Conseguirá algum método de
ensino subsistir tendo como base unicamente um conjunto de truques? Os ditos
truques conseguirão adestrar convenientemente um cão? Serão os seus resultados
perpétuos? Às três interrogações respondemos com um peremptório não,
considerando primeiro a salvaguarda dos cães e depois as alterações de carácter
necessárias à sua inserção harmoniosa no lar e na sociedade. Pelo contrário,
sabemos que os truques prestam-se de sobremaneira para enganar os binómios e
quem os aprecia, coisa que não é de hoje já que sempre se ouviu que “com papas
e bolos se enganam os tolos”.
Como não faltam por aí
cães com uma forte personalidade e mau carácter (há quem diga que homens também
não), ao adestramento digno desse nome cabe adequar o carácter dos animais para
que venham a ser companheiros melhor adaptados e mais úteis, pelo
aproveitamento da plasticidade presente nos seus ciclos infantis e pelo
concurso da experiência variada e rica, dotando-os assim de um comportamento
que por si mesmos não atingiriam, por vezes aparentemente contrário à sua
propensão genética, quando comparados com outros iguais e dispensados de idêntico
cuidado.
Ao contrário do que
acontece com a personalidade (individualidade) canina, que ao invés do carácter
não é boa nem má, mas sim forte ou fraca, o carácter da maioria dos cães carece
de ser melhorado e a sua capacidade de aprendizagem aumentada, visando a sua salvaguarda
e possível uso. Se entendermos o carácter como uma componente de grande
importância na personalidade de um cão como um todo, então podemos dizer que a
sua personalidade é também alterável em grande parte pelo enriquecimento do seu
carácter, alteração que não se pode alhear da dependência canina, da idade da
cópia que todos os cães atravessam, do seu quadro experimental, do
condicionamento havido e dos méritos de quem o educa.
Um cão quando devidamente
adestrado terá sempre duas filiações graças à sua natureza social: uma
biológica e outra pedagógica, podendo facilmente substituir os seus rituais
naturais por outros atempadamente absorvidos, compreendidos, experimentados e
necessariamente aprovados.
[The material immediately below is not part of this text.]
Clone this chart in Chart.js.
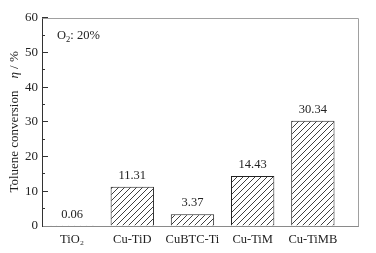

Esta transformação que não acontece por artes
mágicas e que dificilmente será efectuada por um “encantador”, resulta do
conhecimento dos animais, da individualidade de cada um, da comunhão de vida e do
tempo dispensado ao seu estudo e apetrechamento.
Não é nenhum crime ensinar um cão a
andar de trotineta, mas melhor será ensiná-lo a atravessar uma estrada. Varremos os
animais selvagens do circo, quando expulsaremos os cães de lá? Basta de enganar os cães!